Python 列表：对列表中的值求和并删除重复项

Question

I have the following list in Python:

my_list = [{'code_id': 'A', 'amount': 100.0},{'code_id': 'B', 'amount': 150.0},{'code_id': 'C', 'amount': 200.0},{'code_id': 'A', 'amount': 120.0},{'code_id': 'B', 'amount': 300.0},{'code_id': 'D', 'amount': 180.0}]

From the list above, I need to create a new list with no duplicates; but sum the "amount" for all items in the above list.

I need to achieve a final list like:

final_list = [{'code_id': 'A', 'amount': 220.0},{'code_id': 'B', 'amount': 450.0},{'code_id': 'C', 'amount': 200.0},{'code_id': 'D', 'amount': 180.0}]

I was able to remove duplicates but do not know how to sum values in the process.
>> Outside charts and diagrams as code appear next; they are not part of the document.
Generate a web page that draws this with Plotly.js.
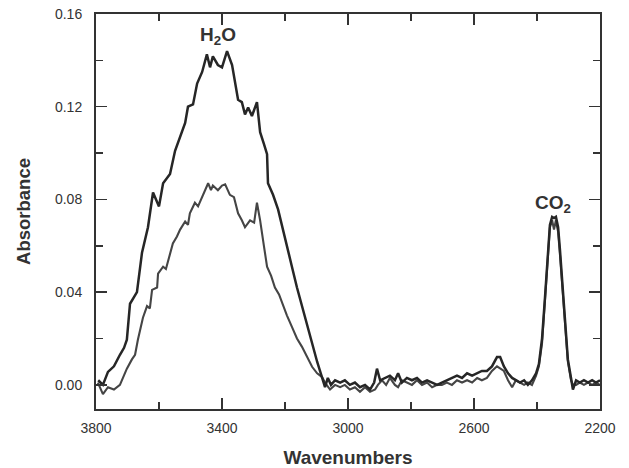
<!DOCTYPE html>
<html>
<head>
<meta charset="utf-8">
<script src="https://cdn.plot.ly/plotly-3.0.1.min.js"></script>
<style>html,body{margin:0;padding:0;background:#fff;}#chart{width:629px;height:468px;}</style>
</head>
<body>
<div id="chart"></div>
<script>
// Upper (stronger) spectrum
var upperWn = [3793,3778,3762,3743,3724,3711,3702,3692,3679,3670,3654,3635,3619,3610,3600,3587,3565,3549,3533,3517,3508,3492,3479,3463,3448,3438,3429,3413,3400,3384,3368,3359,3349,3337,3327,3317,3305,3289,3279,3267,3257,3254,3238,3222,3200,3178,3162,3146,3130,3114,3098,3083,
3073,3064,3054,3041,3025,3010,2994,2978,2962,2946,2930,2917,2908,2898,2883,2867,2851,2841,2829,2813,2797,2781,2765,2749,2733,2717,2702,2686,2670,2654,2638,2622,2606,2590,2575,2559,2543,2527,2517,2505,2492,2479,2467,2454,2441,2429,2416,2403,2394,2384,2375,2365,2359,2352,2346,2340,2333,2327,2318,2311,2302,2292,2286,2276,2264,2251,2238,2225,2213,2200];
var upperAbs = [0.002,0.000,0.0056,0.008,0.013,0.016,0.0195,0.035,0.038,0.040,0.057,0.068,0.083,0.080,0.077,0.087,0.091,0.101,0.107,0.113,0.120,0.121,0.130,0.135,0.1426,0.137,0.1417,0.138,0.137,0.144,0.138,0.130,0.123,0.122,0.1167,0.1197,0.116,0.122,0.109,0.104,0.0995,0.087,0.082,0.0757,0.0627,0.051,0.042,0.0337,0.026,0.018,0.010,0.0035,
-0.001,0.003,0.000,0.002,0.001,0.002,0.000,0.001,-0.001,0.000,-0.002,0.001,0.007,0.002,0.003,0.004,0.002,0.005,0.001,0.003,0.002,0.003,0.001,0.002,0.001,0.000,0.001,0.002,0.003,0.004,0.003,0.005,0.004,0.005,0.006,0.006,0.008,0.012,0.012,0.008,0.005,0.003,0.002,0.001,0.002,0.000,0.002,0.005,0.009,0.020,0.037,0.058,0.069,0.0725,0.072,0.0725,0.068,0.058,0.040,0.029,0.011,0.003,-0.002,0.002,0.001,0.002,0.001,0.002,0.001,0.002];

// Lower (weaker) spectrum
var lowerWn = [3794,3778,3762,3743,3724,3711,3702,3686,3676,3667,3651,3638,3629,3622,3606,3603,3587,3578,3565,3556,3543,3533,3517,3508,3502,3486,3476,3463,3444,3435,3429,3413,3400,3390,3375,3362,3349,3337,3327,3311,3298,3289,3279,3267,3257,3244,3232,3219,3210,3194,3178,3162,3146,3130,3114,3098,3083,
3073,3057,3041,3025,3010,2994,2978,2962,2946,2930,2914,2905,2892,2879,2867,2851,2841,2829,2813,2797,2781,2765,2749,2733,2717,2702,2686,2670,2654,2638,2622,2606,2590,2575,2559,2543,2527,2517,2505,2492,2479,2467,2454,2441,2429,2416,2403,2394,2384,2375,2365,2359,2352,2346,2340,2333,2327,2318,2311,2302,2292,2286,2276,2264,2251,2238,2225,2213,2200];
var lowerAbs = [0.001,-0.004,-0.001,-0.002,0.000,0.004,0.007,0.011,0.013,0.0195,0.029,0.034,0.033,0.041,0.042,0.048,0.051,0.050,0.057,0.061,0.064,0.067,0.0705,0.069,0.074,0.0786,0.077,0.081,0.087,0.084,0.086,0.084,0.086,0.0865,0.082,0.081,0.074,0.071,0.068,0.071,0.070,0.0786,0.071,0.060,0.051,0.047,0.042,0.039,0.0354,0.030,0.025,0.020,0.0164,0.012,0.0078,0.005,0.0035,
0.001,-0.002,0.000,-0.001,0.000,-0.002,-0.001,-0.003,-0.001,-0.003,-0.002,0.000,0.002,0.000,0.003,0.000,-0.001,0.002,0.001,0.000,0.002,0.000,0.001,-0.001,0.000,0.000,0.001,0.000,0.002,0.001,0.002,0.001,0.003,0.002,0.003,0.006,0.008,0.007,0.006,0.002,-0.001,0.002,0.001,0.000,0.001,0.000,0.004,0.008,0.018,0.035,0.056,0.068,0.071,0.067,0.071,0.066,0.056,0.038,0.027,0.010,0.002,0.000,0.000,0.001,0.000,0.001,0.000,0.001,0.000];

var xTickVals = [3800,3400,3000,2600,2200];
var yTickVals = [0.00,0.04,0.08,0.12,0.16];
var yTickText = ["0.00","0.04","0.08","0.12","0.16"];

var FONT = "Liberation Sans, Arial, Helvetica, sans-serif";

var traces = [
  {x: lowerWn, y: lowerAbs, type: 'scatter', mode: 'lines',
   line: {color: '#454545', width: 2.1}, hoverinfo: 'skip'},
  {x: upperWn, y: upperAbs, type: 'scatter', mode: 'lines',
   line: {color: '#262626', width: 2.5}, hoverinfo: 'skip'}
];

var layout = {
  width: 629, height: 468,
  margin: {l: 96, r: 29, t: 14, b: 59},
  paper_bgcolor: '#ffffff', plot_bgcolor: '#ffffff',
  showlegend: false,
  font: {family: FONT, color: '#333333', size: 14},
  xaxis: {
    range: [3800, 2200], autorange: false,
    tickvals: xTickVals, ticktext: xTickVals.map(String),
    ticks: 'inside', ticklen: 11, tickwidth: 1.5, tickcolor: '#333',
    minor: {dtick: 200, tick0: 2200, ticks: 'inside', ticklen: 7, tickwidth: 1.5, tickcolor: '#333'},
    showline: true, linecolor: '#333', linewidth: 2, mirror: 'ticks',
    showgrid: false, zeroline: false,
    tickfont: {family: FONT, size: 14, color: '#333'},
    ticklabelstandoff: 5,
    title: {text: '<b>Wavenumbers</b>', font: {family: FONT, size: 19, color: '#333'}, standoff: 17}
  },
  yaxis: {
    range: [-0.0104, 0.16], autorange: false,
    tickvals: yTickVals, ticktext: yTickText,
    ticks: 'inside', ticklen: 11, tickwidth: 1.5, tickcolor: '#333',
    minor: {dtick: 0.02, tick0: 0, ticks: 'inside', ticklen: 7, tickwidth: 1.5, tickcolor: '#333'},
    showline: true, linecolor: '#333', linewidth: 2, mirror: 'ticks',
    showgrid: false, zeroline: false,
    tickfont: {family: FONT, size: 14, color: '#333'},
    ticklabelstandoff: 9,
    title: {text: '<b>Absorbance</b>', font: {family: FONT, size: 18.5, color: '#333'}, standoff: 19}
  },
  annotations: [
    {x: 3413, y: 0.1505, xref: 'x', yref: 'y', text: '<b>H<sub>2</sub>O</b>', showarrow: false,
     font: {family: FONT, size: 19, color: '#333'}},
    {x: 2350, y: 0.078, xref: 'x', yref: 'y', text: '<b>CO<sub>2</sub></b>', showarrow: false,
     font: {family: FONT, size: 19, color: '#333'}}
  ]
};

Plotly.newPlot('chart', traces, layout, {staticPlot: true, displayModeBar: false});
</script>
</body>
</html>
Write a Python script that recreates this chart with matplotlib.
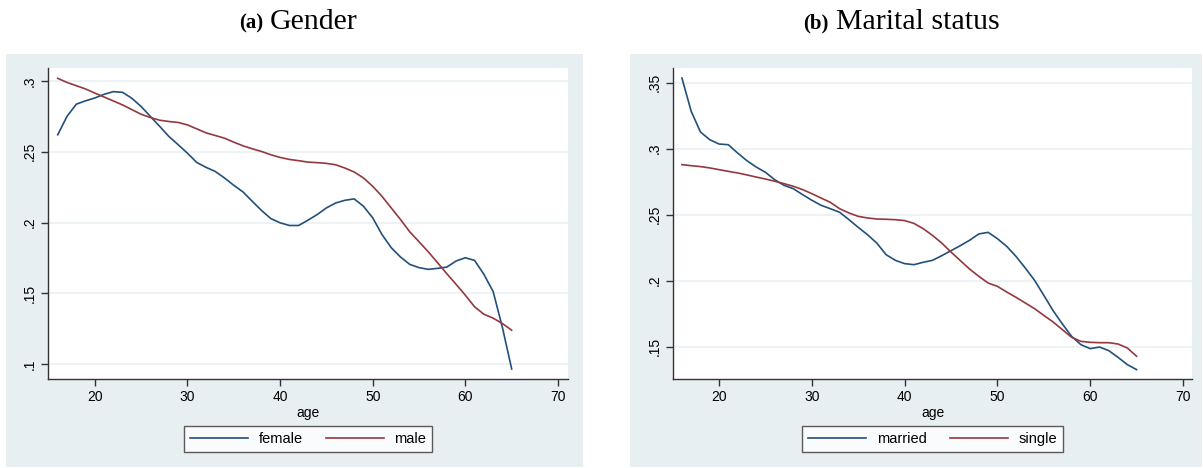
import matplotlib
matplotlib.use("Agg")
import matplotlib.pyplot as plt
from matplotlib.patches import Rectangle
import numpy as np

ages = list(range(16, 66))

female = [0.262, 0.275, 0.2836, 0.286, 0.288, 0.2906, 0.2925, 0.292, 0.2878, 0.282,
          0.275, 0.268, 0.2608, 0.255, 0.249, 0.2425, 0.239, 0.2361, 0.2315, 0.2263,
          0.2216, 0.215, 0.2085, 0.2028, 0.1998, 0.1979, 0.1979, 0.2016, 0.2056, 0.2103,
          0.2138, 0.2157, 0.2167, 0.2115, 0.2033, 0.1915, 0.1822, 0.1756, 0.1704, 0.1681,
          0.1669, 0.1676, 0.1685, 0.1728, 0.1751, 0.1732, 0.1634, 0.1512, 0.1258, 0.0965]
male = [0.3019, 0.299, 0.2967, 0.2944, 0.2915, 0.2887, 0.2859, 0.2831, 0.2798, 0.2765,
        0.2742, 0.2723, 0.2714, 0.2707, 0.269, 0.2662, 0.2634, 0.2615, 0.2596, 0.2568,
        0.2542, 0.2521, 0.2502, 0.2479, 0.246, 0.2446, 0.2437, 0.2427, 0.2423, 0.2418,
        0.2408, 0.2385, 0.2357, 0.2315, 0.2256, 0.2185, 0.2103, 0.2021, 0.1934, 0.1864,
        0.1793, 0.1716, 0.1638, 0.1563, 0.1486, 0.1404, 0.1352, 0.1324, 0.1286, 0.1239]
married = [0.3535, 0.3283, 0.3126, 0.3068, 0.3035, 0.303, 0.2967, 0.2909, 0.2861, 0.2821,
           0.2765, 0.2722, 0.2697, 0.2652, 0.2609, 0.2571, 0.2545, 0.2518, 0.2462, 0.2404,
           0.2348, 0.2285, 0.2197, 0.2154, 0.2129, 0.2121, 0.2139, 0.2154, 0.2189, 0.2227,
           0.2265, 0.2306, 0.2354, 0.2366, 0.2318, 0.226, 0.2184, 0.2096, 0.2003, 0.1889,
           0.1773, 0.1672, 0.1578, 0.1515, 0.1485, 0.1497, 0.147, 0.1419, 0.1364, 0.1326]
single = [0.2879, 0.2871, 0.2864, 0.2854, 0.2841, 0.2828, 0.2816, 0.2801, 0.2785, 0.277,
          0.2753, 0.2735, 0.2715, 0.269, 0.2659, 0.2626, 0.2593, 0.2545, 0.2513, 0.2487,
          0.2475, 0.2467, 0.2465, 0.2462, 0.2455, 0.2434, 0.2394, 0.2343, 0.2285, 0.2217,
          0.2152, 0.2088, 0.2033, 0.1982, 0.1957, 0.1914, 0.1874, 0.1831, 0.1788, 0.1737,
          0.1687, 0.1629, 0.1571, 0.154, 0.1533, 0.153, 0.153, 0.152, 0.149, 0.1427]

xticks = [20, 30, 40, 50, 60, 70]
yticks_a = [0.1, 0.15, 0.2, 0.25, 0.3]
yticks_a_labels = [".1", ".15", ".2", ".25", ".3"]
yticks_b = [0.15, 0.2, 0.25, 0.3, 0.35]
yticks_b_labels = [".15", ".2", ".25", ".3", ".35"]

W, H = 1203, 468
fig = plt.figure(figsize=(W / 100, H / 100), dpi=100)
fig.patch.set_facecolor("white")

BG = "#E8EFF2"
GRID = "#EAF1F4"
BLUE = "#22507A"
RED = "#93383E"
AX = "#333333"

def px_rect(x0, y0, x1, y1):
    return [x0 / W, 1 - y1 / H, (x1 - x0) / W, (y1 - y0) / H]

for (x0, x1) in [(6, 583), (630, 1202)]:
    r = px_rect(x0, 54, x1, 467)
    fig.add_artist(Rectangle((r[0], r[1]), r[2], r[3], transform=fig.transFigure,
                             facecolor=BG, edgecolor="none", zorder=-10))

plt.rcParams['font.family'] = ['Liberation Sans', 'DejaVu Sans']

FS = 10

def make_panel(rect, s1, s2, l1, l2, yt, ytl, ylim, xlim):
    ax = fig.add_axes(rect)
    ax.set_zorder(2)
    ax.set_facecolor("white")
    ax.plot(ages, s1, color=BLUE, lw=1.2, label=l1, zorder=3)
    ax.plot(ages, s2, color=RED, lw=1.2, label=l2, zorder=3)
    ax.set_xlim(*xlim)
    ax.set_ylim(*ylim)
    ax.set_xticks(xticks)
    ax.set_xticklabels([str(t) for t in xticks], fontsize=FS)
    ax.set_yticks(yt)
    ax.set_yticklabels(ytl, fontsize=FS, rotation=90, va="center")
    ax.grid(axis="y", color=GRID, lw=1.2, zorder=1)
    ax.set_axisbelow(True)
    for sp in ["top", "right"]:
        ax.spines[sp].set_visible(False)
    for sp in ["left", "bottom"]:
        ax.spines[sp].set_color(AX)
        ax.spines[sp].set_linewidth(1.0)
    ax.tick_params(axis="both", colors=AX, length=5, width=1.0, labelcolor="black", pad=3)
    ax.set_xlabel("age", fontsize=FS, labelpad=1)
    leg = ax.legend(loc="upper center", bbox_to_anchor=(0.5, -(426 - 379) / 311), ncol=2,
                    frameon=True, fancybox=False, edgecolor=AX, fontsize=10.5,
                    handlelength=4.0, columnspacing=1.6, handletextpad=0.7,
                    borderpad=0.4, borderaxespad=0)
    leg.get_frame().set_linewidth(1.0)
    return ax

axa = make_panel(px_rect(48, 68, 568, 379), female, male, "female", "male",
                 yticks_a, yticks_a_labels, (0.0894, 0.3092), (14.95, 71.08))
axb = make_panel(px_rect(673, 68, 1192, 379), married, single, "married", "single",
                 yticks_b, yticks_b_labels, (0.1255, 0.3611), (15.04, 70.97))

serif = ['Liberation Serif', 'DejaVu Serif']
fig.text(263 / W, 1 - 23 / H, "(a)", ha="right", va="center", fontsize=15,
         fontweight="bold", family=serif)
fig.text(270 / W, 1 - 22 / H, "Gender", ha="left", va="center", fontsize=21.5, family=serif)
fig.text(828 / W, 1 - 23 / H, "(b)", ha="right", va="center", fontsize=15,
         fontweight="bold", family=serif)
fig.text(836 / W, 1 - 22 / H, "Marital status", ha="left", va="center", fontsize=21.5,
         family=serif)

fig.savefig("out.png", dpi=100, facecolor="white")
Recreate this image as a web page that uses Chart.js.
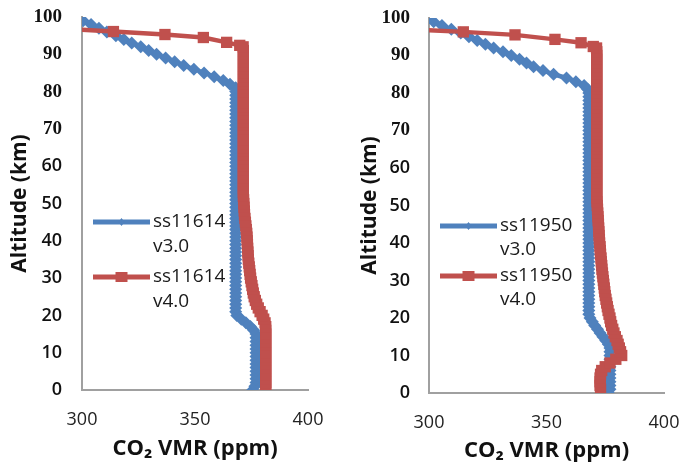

The sample code I have used:

final_list = []
seen = set()
for dic in my_list:
    key = (dic['code_id'])
    if key in seen:
        continue

    final_list.append(dic)
    seen.add(key)

How can I achieve this in Python?

Answer 1

I would start with a temporary defaultdict that keeps track of the 'amount' for each 'code_id' :

from collections import defaultdict  

my_list = [{'code_id': 'A', 'amount': 100.0},{'code_id': 'B', 'amount': 150.0},{'code_id': 'C', 'amount': 200.0}, {'code_id': 'A', 'amount': 120.0},{'code_id': 'B', 'amount': 300.0},{'code_id': 'D', 'amount': 180.0}]          
tmp = defaultdict(int)                                                                                           
                                                                                                                  
for d in my_list: 
    tmp[d['code_id']] += d['amount']
    # if tmp was a normal dict, you could use
    # tmp[d['code_id']] = tmp.get(d['code_id'], 0) + d['amount']
                                                                                                                
print(tmp)                                                                                                              
# defaultdict(int, {'A': 220.0, 'B': 450.0, 'C': 200.0, 'D': 180.0})

... and then transform the structure of tmp to arrive at the desired result

result = [{'code_id': k, 'amount': v} for k, v in tmp.items()]                                                   
print(result)                                                                                                    
# [{'code_id': 'A', 'amount': 220.0}, {'code_id': 'B', 'amount': 450.0}, {'code_id': 'C', 'amount': 200.0}, {'code_id': 'D', 'amount': 180.0}]

For the pandas users out there:

>>> pd.DataFrame(my_list).groupby('code_id', as_index=False).sum().to_dict(orient='records')                         
[{'code_id': 'A', 'amount': 220.0},
 {'code_id': 'B', 'amount': 450.0},
 {'code_id': 'C', 'amount': 200.0},
 {'code_id': 'D', 'amount': 180.0}]